One side of the Enlightenment period produced ideas and phenomena now considered repugnant – European colonialism and racial ideas about the evolutionary ladder of world civilisations, in which Europeans were at the top. The other side of the Enlightenment – represented in Dr Eggel’s lecture by the figures of Classical Weimar such as Goethe, Schiller, Herder and Wieland, though not restricted to them – consisted of the ‘conscience-stricken’ moralists and universalists. Herder, for instance, believed in an ideal ‘Europe of nations’ as a pre-stage for a more general humanity. –More radical thinkers dreamt of supranational institutions for the European continent, in some way perhaps likethe EU institutions of today, to regulate some European affairs.

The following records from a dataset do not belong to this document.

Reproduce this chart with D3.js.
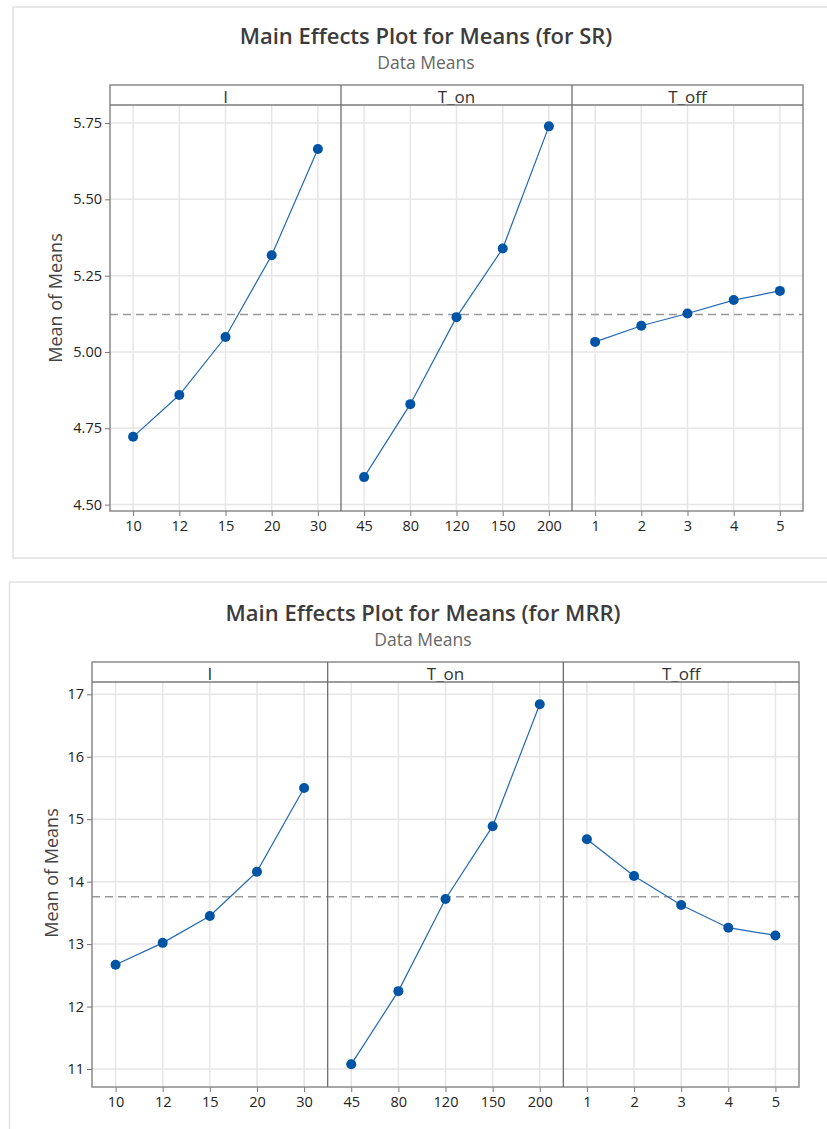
<!DOCTYPE html>
<html>
<head>
<meta charset="utf-8">
<script src="https://cdn.jsdelivr.net/npm/d3@7"></script>
<style>
  body { margin: 0; background: #fff; }
  svg { display: block; font-family: "Open Sans", "Noto Sans", sans-serif; }
</style>
</head>
<body>
<svg id="chart" width="827" height="1129"></svg>
<script>
// factors and their levels
const factors = ["I", "T_on", "T_off"];
const levelsI = ["10", "12", "15", "20", "30"];
const levelsTon = ["45", "80", "120", "150", "200"];
const levelsToff = ["1", "2", "3", "4", "5"];

// means for SR
const srI = [4.722, 4.859, 5.049, 5.317, 5.665];
const srTon = [4.590, 4.829, 5.114, 5.339, 5.739];
const srToff = [5.033, 5.086, 5.126, 5.170, 5.200];
const srTicks = [4.50, 4.75, 5.00, 5.25, 5.50, 5.75];

// means for MRR
const mrrI = [12.67, 13.02, 13.45, 14.16, 15.50];
const mrrTon = [11.075, 12.247, 13.723, 14.888, 16.84];
const mrrToff = [14.68, 14.09, 13.627, 13.263, 13.139];
const mrrTicks = [11, 12, 13, 14, 15, 16, 17];

const blue = '#0054a6';
const svg = d3.select('#chart');

function drawMainEffects(cfg) {
  const g = svg.append('g');

  // outer light frame
  g.append('rect')
    .attr('x', cfg.frame[0]).attr('y', cfg.frame[1])
    .attr('width', 900).attr('height', cfg.frame[2])
    .attr('fill', 'none').attr('stroke', '#e1e1e1').attr('stroke-width', 1.5);

  g.append('text')
    .attr('x', cfg.titleX).attr('y', cfg.titleY)
    .attr('text-anchor', 'middle')
    .style('font-size', '22px').style('font-weight', 600).style('fill', '#3c3c3c')
    .text(cfg.title);

  g.append('text')
    .attr('x', cfg.titleX).attr('y', cfg.titleY + 25)
    .attr('text-anchor', 'middle')
    .style('font-size', '17.5px').style('fill', '#666')
    .text('Data Means');

  const y = d3.scaleLinear().domain(cfg.yDomain).range([cfg.bottom, cfg.top]);

  const panels = d3.scaleBand()
    .domain(factors)
    .range([cfg.left, cfg.right]);

  // horizontal gridlines
  g.selectAll('line.hgrid')
    .data(cfg.yTicks)
    .enter()
    .append('line')
    .attr('x1', cfg.left).attr('x2', cfg.right)
    .attr('y1', d => y(d)).attr('y2', d => y(d))
    .attr('stroke', '#e6e6e6').attr('stroke-width', 1.5);

  cfg.series.forEach((s, i) => {
    const x0 = panels(factors[i]);
    const x = d3.scalePoint()
      .domain(s.levels)
      .range([x0, x0 + panels.bandwidth()])
      .padding(0.5);

    // vertical gridlines
    g.selectAll('line.vgrid' + i)
      .data(s.levels)
      .enter()
      .append('line')
      .attr('x1', d => x(d)).attr('x2', d => x(d))
      .attr('y1', cfg.top).attr('y2', cfg.bottom)
      .attr('stroke', '#e6e6e6').attr('stroke-width', 1.5);

    const xAxis = g.append('g')
      .attr('transform', `translate(0,${cfg.bottom})`)
      .call(d3.axisBottom(x).tickSize(5).tickPadding(5));
    xAxis.select('.domain').remove();
    xAxis.selectAll('line').attr('stroke', '#777');
    xAxis.selectAll('text')
      .style('font-size', '14.5px').style('fill', '#222')
      .style('font-family', '"Open Sans", sans-serif');

    // header label
    g.append('text')
      .attr('x', x0 + panels.bandwidth() / 2)
      .attr('y', cfg.top - 2)
      .attr('text-anchor', 'middle')
      .style('font-size', '17px').style('fill', '#333')
      .text(factors[i]);
  });

  // grand mean reference line
  const allVals = cfg.series.flatMap(s => s.values);
  const grand = d3.mean(allVals);
  g.append('line')
    .attr('x1', cfg.left).attr('x2', cfg.right)
    .attr('y1', y(grand)).attr('y2', y(grand))
    .attr('stroke', '#999').attr('stroke-width', 1.5)
    .attr('stroke-dasharray', '8,5');

  // frame, header strip and dividers
  g.append('rect')
    .attr('x', cfg.left).attr('y', cfg.header)
    .attr('width', cfg.right - cfg.left).attr('height', cfg.bottom - cfg.header)
    .attr('fill', 'none').attr('stroke', '#8a8a8a').attr('stroke-width', 1.5);
  g.append('line')
    .attr('x1', cfg.left).attr('x2', cfg.right)
    .attr('y1', cfg.top).attr('y2', cfg.top)
    .attr('stroke', '#7a7a7a').attr('stroke-width', 1.5);
  g.selectAll('line.divider')
    .data(factors.slice(1))
    .enter()
    .append('line')
    .attr('x1', d => panels(d)).attr('x2', d => panels(d))
    .attr('y1', cfg.header).attr('y2', cfg.bottom)
    .attr('stroke', '#6e6e6e').attr('stroke-width', 1.3);

  const yAxis = g.append('g')
    .attr('transform', `translate(${cfg.left},0)`)
    .call(d3.axisLeft(y).tickValues(cfg.yTicks).tickSize(5).tickPadding(3).tickFormat(cfg.yFormat));
  yAxis.select('.domain').remove();
  yAxis.selectAll('line').attr('stroke', '#777');
  yAxis.selectAll('text')
    .style('font-size', '14.5px').style('fill', '#222')
    .style('font-family', '"Open Sans", sans-serif');

  g.append('text')
    .attr('transform', `translate(${cfg.yLabelX},${cfg.yLabelY}) rotate(-90)`)
    .attr('text-anchor', 'middle')
    .style('font-size', '18px').style('fill', '#444')
    .text('Mean of Means');

  // lines and markers
  cfg.series.forEach((s, i) => {
    const x0 = panels(factors[i]);
    const x = d3.scalePoint()
      .domain(s.levels)
      .range([x0, x0 + panels.bandwidth()])
      .padding(0.5);
    const pts = s.levels.map((l, j) => ({ lvl: l, v: s.values[j] }));

    g.append('path')
      .datum(pts)
      .attr('fill', 'none')
      .attr('stroke', '#2468b4')
      .attr('stroke-width', 1.2)
      .attr('d', d3.line().x(d => x(d.lvl)).y(d => y(d.v)));

    g.selectAll('circle.pt' + i)
      .data(pts)
      .enter()
      .append('circle')
      .attr('cx', d => x(d.lvl))
      .attr('cy', d => y(d.v))
      .attr('r', 5)
      .attr('fill', blue);
  });
}

drawMainEffects({
  frame: [13, 7, 551],
  title: 'Main Effects Plot for Means (for SR)',
  titleX: 426, titleY: 44,
  left: 110, right: 803, header: 85, top: 105, bottom: 511,
  yDomain: [4.479, 5.809],
  yTicks: srTicks,
  yFormat: d3.format('.2f'),
  yLabelX: 62, yLabelY: 298,
  series: [
    { levels: levelsI, values: srI },
    { levels: levelsTon, values: srTon },
    { levels: levelsToff, values: srToff }
  ]
});

drawMainEffects({
  frame: [9.5, 582, 600],
  title: 'Main Effects Plot for Means (for MRR)',
  titleX: 423, titleY: 621,
  left: 92, right: 799, header: 662, top: 682, bottom: 1087,
  yDomain: [10.712, 17.197],
  yTicks: mrrTicks,
  yFormat: d3.format('d'),
  yLabelX: 58, yLabelY: 873,
  series: [
    { levels: levelsI, values: mrrI },
    { levels: levelsTon, values: mrrTon },
    { levels: levelsToff, values: mrrToff }
  ]
});
</script>
</body>
</html>
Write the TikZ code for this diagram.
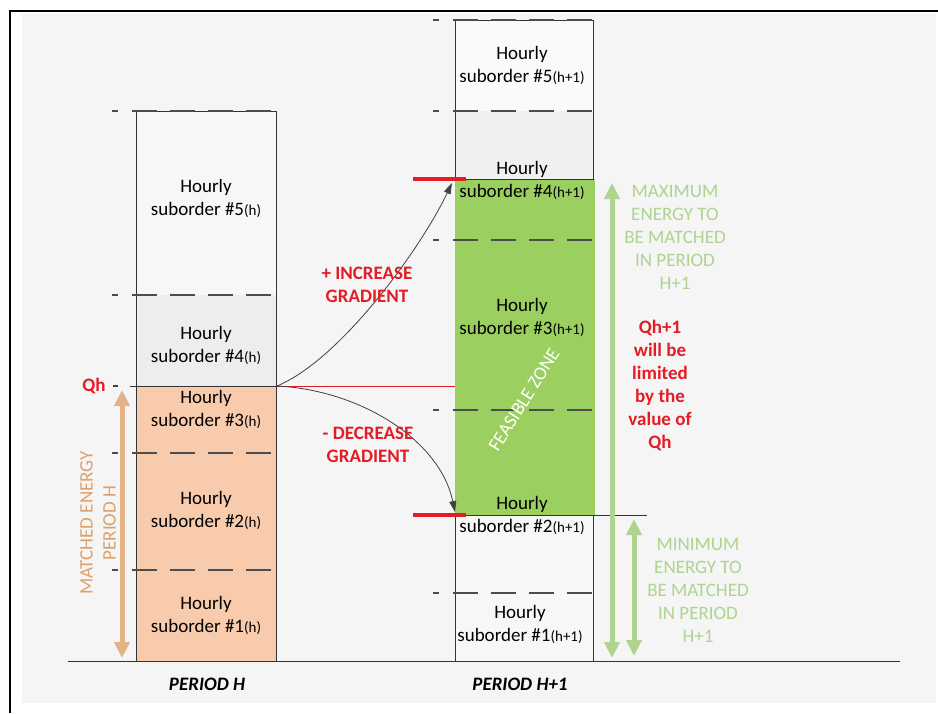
\documentclass[tikz,border=0pt]{standalone}
\usepackage{fontspec}
\setmainfont{Carlito}
\usetikzlibrary{arrows.meta}

\definecolor{peach}{HTML}{F8CBAD}
\definecolor{leaf}{HTML}{9BCF5F}
\definecolor{paleleaf}{HTML}{AED48F}
\definecolor{tan}{HTML}{E2B386}
\definecolor{tantext}{HTML}{DDA06A}
\definecolor{alert}{HTML}{E31C25}
\definecolor{backdrop}{HTML}{F5F5F5}

\newcommand{\hsub}[1]{{\fontsize{15}{15}\selectfont(#1)}}

\tikzset{
  cut/.style={black!70, line width=1.3pt,
    dash pattern=on 6pt off 14pt on 25pt off 13pt on 25pt off 13pt on 25pt off 13pt on 25pt off 13pt},
  redbar/.style={alert, line width=3.5pt},
  band/.style={line width=5pt, {Triangle[width=15pt,length=16pt]}-{Triangle[width=15pt,length=16pt]}},
  grad/.style={black!75, line width=0.8pt, -{Triangle[length=11pt,width=7pt]}}
}

\begin{document}
\begin{tikzpicture}[x=1pt,y=-1pt]

  \useasboundingbox (0,0) rectangle (938,713);
  \fill[white] (0,0) rectangle (938,713);
  \fill[backdrop] (22,14) rectangle (936,703);
  \draw[line width=2.5pt] (10,713) -- (10,11);
  \draw[line width=1.4pt] (9,11) -- (938,11);

  \fill[black!3] (136,111) rectangle (276,295);
  \fill[black!7] (136,295) rectangle (276,386);
  \fill[peach] (136,386) rectangle (276,661);
  \fill[black!2] (455,20) rectangle (593,111);
  \fill[black!6] (455,111) rectangle (593,179);
  \fill[leaf] (455,179) rectangle (595,515);
  \fill[white!97!black] (455,515) rectangle (593,661);

  \draw[black!80] (136,111) rectangle (276,661);
  \draw[black!80] (455,20) rectangle (593,179);
  \draw[black!80] (455,515) rectangle (593,661);

  \foreach \y in {111,295,453,570}
    \draw[cut] (112,\y) -- (276,\y);
  \foreach \y in {20,111,240,410,593}
    \draw[cut] (433,\y) -- (593,\y);
  \draw[black!75, line width=1.3pt] (113,386) -- (118,386);
  \draw[black!80] (130,386) -- (276,386);

  \coordinate (qh) at (277,386);
  \coordinate (hi) at (452,183);
  \coordinate (lo) at (455,512);
  \coordinate (qhend) at (455,386);
  \coordinate (floorl) at (68,661);
  \coordinate (floorr) at (900,661);
  \coordinate (minl) at (455,515);
  \coordinate (minr) at (647,515);

  \draw[black!80] (floorl) -- (floorr);
  \draw[black!80] (minl) -- (minr);
  \draw[alert, line width=0.9pt] (qh) -- (qhend);
  \draw[redbar] (413,179) -- (466,179);
  \draw[redbar] (413,515) -- (466,515);

  \begin{scope}[every node/.style={font=\fontsize{19}{23}\selectfont, align=center, inner sep=0pt}]
    \node (h5) at (206,198) {Hourly\\suborder \#5\hsub{h}};
    \node (h4) at (206,345) {Hourly\\suborder \#4\hsub{h}};
    \node (h3) at (206,409) {Hourly\\suborder \#3\hsub{h}};
    \node (h2) at (206,510) {Hourly\\suborder \#2\hsub{h}};
    \node (h1) at (206,615) {Hourly\\suborder \#1\hsub{h}};
    \node (n5) at (522,65)  {Hourly\\suborder \#5\hsub{h+1}};
    \node (n4) at (522,180) {Hourly\\suborder \#4\hsub{h+1}};
    \node (n3) at (522,317) {Hourly\\suborder \#3\hsub{h+1}};
    \node (n2) at (522,515) {Hourly\\suborder \#2\hsub{h+1}};
    \node (n1) at (520,624) {Hourly\\suborder \#1\hsub{h+1}};
  \end{scope}

  \draw[grad] (qh) .. controls (340,360) and (420,250) .. (hi);
  \draw[grad] (qh) .. controls (360,390) and (440,440) .. (lo);

  \draw[band, tan] (122,390) -- (122,658);
  \draw[band, paleleaf] (612,183) -- (612,658);
  \draw[band, paleleaf] (634,519) -- (634,656);

  \begin{scope}[every node/.style={font=\fontsize{19}{23}\selectfont\bfseries, align=center, text=alert, inner sep=0pt}]
    \node (qhlabel) at (94,386) {Qh};
    \node (up)   at (367,285) {+ INCREASE\\GRADIENT};
    \node (down) at (368,445) {- DECREASE\\GRADIENT};
    \node (limit) at (660,386) {Qh+1\\will be\\limited\\by the\\value of\\Qh};
  \end{scope}

  \begin{scope}[every node/.style={font=\fontsize{19}{23}\selectfont, align=center, text=paleleaf, inner sep=0pt}]
    \node (maxi) at (675,237) {MAXIMUM\\ENERGY TO\\BE MATCHED\\IN PERIOD\\H+1};
    \node (mini) at (698,590) {MINIMUM\\ENERGY TO\\BE MATCHED\\IN PERIOD\\H+1};
  \end{scope}

  \node[font=\fontsize{19}{23}\selectfont, align=center, text=tantext, rotate=90, inner sep=0pt]
    (matched) at (98,523) {MATCHED ENERGY\\PERIOD H};
  \node[font=\fontsize{19}{22}\selectfont, text=white, rotate=58, inner sep=0pt]
    (zone) at (524,400) {FEASIBLE ZONE};

  \node[font=\fontsize{19}{23}\selectfont\bfseries\itshape, inner sep=0pt] (ph)  at (207,684) {PERIOD H};
  \node[font=\fontsize{19}{23}\selectfont\bfseries\itshape, inner sep=0pt] (ph1) at (520,684) {PERIOD H+1};

\end{tikzpicture}
\end{document}
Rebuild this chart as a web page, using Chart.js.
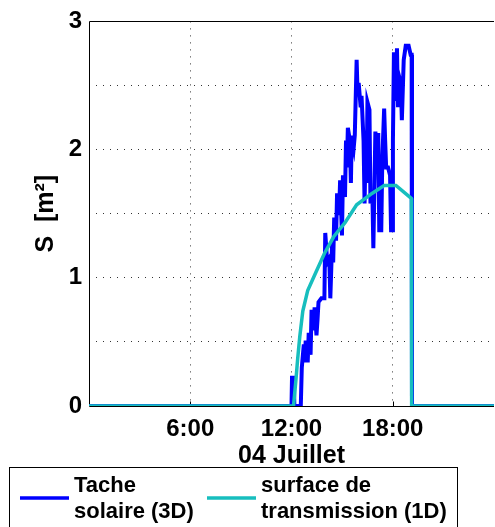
<!DOCTYPE html>
<html>
<head>
<meta charset="utf-8">
<script src="https://cdn.jsdelivr.net/npm/chart.js@4.4.0/dist/chart.umd.min.js"></script>
<style>
  html, body { margin: 0; padding: 0; background: #fff; }
  #cadre { width: 495px; height: 527px; overflow: hidden; }
</style>
</head>
<body>
<div id="cadre"><canvas id="graphique" width="503" height="527"></canvas></div>
<script>
// heures (temps solaire) et surfaces en m2
const heuresTache = [0, 12.0, 12.03, 12.14, 12.17, 12.55, 12.61, 12.73, 12.79, 12.84, 12.96, 13.02, 13.13, 13.19, 13.31,
  13.37, 13.48, 13.54, 13.60, 13.77, 13.95, 14.00, 14.12, 14.24, 14.30, 14.41, 14.47, 14.53, 14.64, 14.70, 14.82,
  14.88, 14.99, 15.05, 15.17, 15.23, 15.28, 15.34, 15.46, 15.52, 15.57, 15.69, 15.75, 15.86, 15.92, 15.98, 16.10,
  16.15, 16.27, 16.33, 16.39, 16.45, 16.50, 16.62, 16.68, 16.79, 16.85, 16.91, 16.97, 17.09, 17.14, 17.20, 17.32,
  17.38, 17.49, 17.55, 17.61, 17.72, 17.84, 17.90, 17.96, 18.01, 18.07, 18.19, 18.25, 18.31, 18.36, 18.48, 18.54,
  18.65, 18.77, 18.94, 19.06, 19.12, 19.14, 24];
const surfaceTache = [0, 0, 0.22, 0.22, 0, 0, 0.30, 0.48, 0.34, 0.51, 0.34, 0.57, 0.40, 0.75, 0.59,
  0.77, 0.55, 0.67, 0.81, 0.84, 0.84, 1.35, 1.12, 1.15, 0.84, 1.29, 1.12, 1.47, 1.29, 1.66, 1.49,
  1.76, 1.33, 1.80, 1.63, 2.07, 1.86, 2.17, 2.07, 1.74, 2.11, 2.02, 2.11, 2.70, 2.42, 2.52, 2.33,
  2.42, 2.07, 1.58, 2.00, 1.74, 2.37, 2.31, 1.58, 1.68, 1.23, 1.68, 2.14, 2.00, 2.13, 1.37, 1.37,
  1.92, 2.32, 2.07, 1.86, 1.86, 1.80, 1.37, 1.37, 2.07, 2.76, 2.38, 2.79, 2.33, 2.58, 2.52, 2.23,
  2.70, 2.81, 2.81, 2.74, 2.74, 0, 0];

const heuresTransmission = [0, 12.12, 12.26, 12.36, 12.49, 12.67, 12.96, 13.40, 13.95, 14.50, 15.17, 15.86, 16.79, 17.49, 18.19, 19.10, 19.12, 24];
const surfaceTransmission = [0, 0, 0.20, 0.36, 0.54, 0.74, 0.90, 1.03, 1.19, 1.32, 1.43, 1.57, 1.66, 1.72, 1.72, 1.62, 0, 0];

const ticksHeures = [6, 12, 18];
const ticksSurface = [0, 1, 2, 3];
const nomsSeries = [['Tache', 'solaire (3D)'], ['surface de', 'transmission (1D)']];
const titreX = '04 Juillet';
const titreY = 'S  [m²]';

const police = "'Liberation Sans', Arial, Helvetica, sans-serif";
const pointille = 'rgba(0,0,0,0.8)';

function points(xs, ys) {
  return xs.map((x, i) => ({ x: x, y: ys[i] }));
}

// cadre, graduations et legende a la maniere matlab
const habillage = {
  id: 'habillage',
  beforeDatasetsDraw(chart) {
    const { ctx, chartArea: a, scales } = chart;
    const haut = Math.round(a.top) + 0.5;
    const gauche = Math.round(a.left) + 0.5;
    const bas = Math.round(a.bottom) + 0.5;
    ctx.save();
    ctx.strokeStyle = '#000';
    ctx.lineWidth = 1;
    ctx.setLineDash([]);
    ctx.beginPath();
    ctx.moveTo(a.right, haut);
    ctx.lineTo(gauche, haut);
    ctx.lineTo(gauche, bas);
    ctx.lineTo(a.right, bas);
    ticksHeures.forEach(h => {
      const x = Math.round(scales.x.getPixelForValue(h)) + 0.5;
      ctx.moveTo(x, bas);
      ctx.lineTo(x, bas - 5);
    });
    ctx.stroke();
    ctx.restore();
  },
  afterDraw(chart) {
    const ctx = chart.ctx;
    const depart = [20, 207];
    ctx.save();
    ctx.strokeStyle = '#000';
    ctx.lineWidth = 1;
    ctx.strokeRect(9.5, 467.5, 448, 80);
    ctx.font = 'bold 22px ' + police;
    ctx.fillStyle = '#000';
    ctx.textBaseline = 'alphabetic';
    chart.data.datasets.forEach((ds, i) => {
      const x0 = depart[i];
      ctx.strokeStyle = ds.borderColor;
      ctx.lineWidth = 3.5;
      ctx.beginPath();
      ctx.moveTo(x0, 498);
      ctx.lineTo(x0 + 49, 498);
      ctx.stroke();
      ctx.fillText(nomsSeries[i][0], x0 + 54, 492);
      ctx.fillText(nomsSeries[i][1], x0 + 54, 518);
    });
    ctx.restore();
  }
};

const ctx = document.getElementById('graphique');

new Chart(ctx, {
  type: 'line',
  data: {
    datasets: [{
      label: nomsSeries[0].join(' '),
      data: points(heuresTache, surfaceTache),
      borderColor: '#0000FF',
      borderWidth: 4,
      pointRadius: 0,
      tension: 0,
      order: 1
    }, {
      label: nomsSeries[1].join(' '),
      data: points(heuresTransmission, surfaceTransmission),
      borderColor: '#17BEBE',
      borderWidth: 3.5,
      pointRadius: 0,
      tension: 0,
      order: 0
    }]
  },
  options: {
    responsive: false,
    animation: false,
    devicePixelRatio: 1,
    layout: { padding: { top: 21, right: 1, left: 0, bottom: 56 } },
    plugins: {
      legend: { display: false },
      tooltip: { enabled: false }
    },
    scales: {
      x: {
        type: 'linear',
        min: 0,
        max: 24,
        afterFit: s => { s.height = 65; },
        ticks: {
          stepSize: 6,
          padding: 9,
          maxRotation: 0,
          autoSkip: false,
          color: '#000',
          font: { family: police, size: 24, weight: 'bold' },
          callback: v => ticksHeures.includes(v) ? v + ':00' : ''
        },
        grid: {
          drawTicks: false,
          color: c => (c.tick && ticksHeures.includes(c.tick.value)) ? pointille : 'rgba(0,0,0,0)'
        },
        border: { display: false, dash: [1, 6] },
        title: {
          display: true,
          text: titreX,
          color: '#000',
          padding: { top: 0, bottom: 0 },
          font: { family: police, size: 25, weight: 'bold' }
        }
      },
      y: {
        min: 0,
        max: 3,
        afterFit: s => { s.width = 89; },
        ticks: {
          stepSize: 0.5,
          padding: 7,
          color: '#000',
          font: { family: police, size: 24, weight: 'bold' },
          callback: v => ticksSurface.includes(v) ? String(v) : ''
        },
        grid: {
          drawTicks: false,
          color: c => (c.tick && c.tick.value > 0 && c.tick.value < 3) ? pointille : 'rgba(0,0,0,0)'
        },
        border: { display: false, dash: [1, 6] },
        title: {
          display: true,
          text: titreY,
          color: '#000',
          padding: { top: 31, bottom: 0 },
          font: { family: police, size: 25, weight: 'bold' }
        }
      }
    }
  },
  plugins: [habillage]
});
</script>
</body>
</html>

Here the comparisons with the European debates of the 21st century are instructive. Back in the Enlightenment period as today, the project of European integration had been a project of the elites, for which the European citizenry had not been fully convinced of. The citizenry’s unbelief in the project would naturally hinder any further integration.
Yet there is one crucial difference with the 18th century – today European integration has actually been achieved with the establishment of the EU, whereas the idea was considered utopian and ‘political day dreaming’ 200 years ago. More vitally, the achievement of European integration has brought about its goal of prolonged peace for the continent.
Dr Eggel also suggested larger ramifications for his study. Europe, which was the world’s universalising force in the 18th century, has lost its triumphalist position and risks the danger of being provincialised by a globalising world. For Dr Eggel, Europe can be a sanctuary of the very values it gave birth to, such as of freedom and the rule of law. In arguing for an EU of norms and values, Dr Eggel raised the spectre of the post-9/11 anti-terrorism debates which threatens this vision. When so many aspects of daily life areframed and legislated as a matter of national security, this not only runs counter to European values since the Enlightnment, but threatens to derail the project of European integration with the re-strengthening of national sovereignty.